Editor’s Note: Gene Seymour is a film critic who has written about music, movies and culture for The New York Times, Newsday, Entertainment Weekly and The Washington Post. The opinions expressed in this commentary are solely those of the author. View more opinion at CNN.
For the record, I was pulling for Alfonso Cuaron’s “Roma” to win a Best Picture Oscar to go along with the ones both he and the film had received Sunday night for Best Director, Best Foreign-Language Film and Best Cinematography.
The fact that it was a Netflix-produced entry would have also been a signal that things had changed in Hollywood – as much as Hollywood kept insisting it had throughout Sunday’s broadcast.
One way or another, you were led to believe that this Oscar Night was going to make history. For a while, it did. But it ultimately left you feeling that not much had changed at all.
“Green Book,” a charming, lovable and altogether conventional road movie, recycling modes from “The Odd Couple” and framing them in the dying days of Jim Crow, won Best Picture.
The movie was adored for its endearing, if ungainly interaction between its two main characters: a fastidious, erudite African American pianist (Mahershala Ali, who won his second Best Supporting Actor Oscar in two years Sunday playing Don Shirley) and the coarse, big-hearted white nightclub bouncer (Viggo Mortensen) chauffeuring him on a concert tour through the racially segregated South of the early 1960s. “Green Book’s” warmth likely touched Hollywood’s collective yearning to hit back at the present-day strain in race relations under the Trump administration.
But many critics and moviegoers believed that “Green Book” reminded them too much of the past.
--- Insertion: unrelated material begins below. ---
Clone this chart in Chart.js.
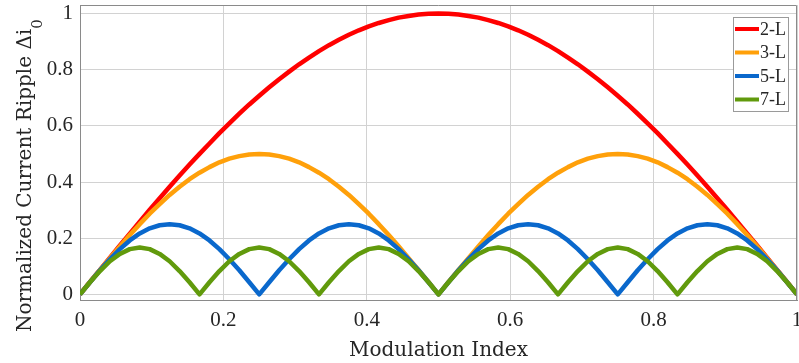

There were frequent comparisons between director Peter Farrelly’s comedy-drama and “Driving Miss Daisy,” which won Best Picture in 1990 and involved a similarly-fraught-but-gradually-affectionate relationship between an elderly white southerner (Jessica Tandy) and her black driver (Morgan Freeman).
These viewers argued throughout the nomination-and-voting process that if Hollywood really wanted to more emphatically challenge white supremacist thinking, there were at least two other Best Picture options on the board: “Black Panther,” Marvel Comics’ lavish, stirring cinematic rendition of its first superhero-of-color (Chadwick Boseman) and leader of a high-tech African kingdom and “BlacKkKlansman,” writer-director Spike Lee’s acerbic true-life story of a black cop (John David Washington) in 1970s Colorado going undercover to prevent a white racist gang from terrorizing black college students.
Simply put, a vote for “Green Book” represented relative safety and reassurance, while either “Black Panther” or “BlacKkKlansman” would have signaled the opposite: a bolder, brasher and more assertive reflection of Hollywood’s changing racial profile.
I share some of the disappointment, but would also remind others who preferred a win for “Black Panther” that, on many levels, the movie already proved a resounding winner because its stunning global success at the box office last year laid waste to the hoary movie-business mythology that any movie with a black cast and black-oriented themes was at best a niche-market product.
And anybody disappointed that “BlacKkKlansman” didn’t win can take heart from Lee winning his first-ever Oscar last night for Best Adapted Screenplay in collaboration with David Rabinowitz, Charlie Watchel and Kevin Willmott. From the reaction of those in attendance to Samuel L. Jackson’s startled, exuberant announcement of the winning screenplay, Hollywood seemed altogether pleased with the situation.
Indeed, the whole Oscar broadcast (which managed to get along without a host this year, after some pre-game adjustments) came across as a pep rally for progress with evening gowns and tuxes instead of cheerleader uniforms. The prevailing tone of self-congratulation was reminiscent of generations of Oscar ceremonies and at times it threatened to overwhelm some of the modest surprises of the evening, notably Olivia Coleman’s Best Actress triumph over Glenn Close, Lady Gaga, Melissa McCarthy and “Roma” newcomer Yalitza Aparicio.
But the most moving moments of the night – and in many ways the most striking evidence of true change – came earlier in the evening when Ruth E. Carter and Hannah Beachler made movie history by being the first African Americans to win Academy Awards for costume and production design respectively, both for the film “Black Panther.”
From both these women, working in craft positions that are relatively unsung by the public, but respected within the movie industry, one could sense the struggles each of them had to be taken seriously enough to thrive in professions where it once was improbable to find anybody who looked like them.
Said Carter: “I hope through my example this means there is hope. Other people can come on in and win an Oscar just like I did.” Meanwhile, Beachler concluded her emotional acceptance speech by saying, “When you think it’s impossible, just remember to say this piece of advice I got from a very wise woman: I did my best, and my best is good enough.”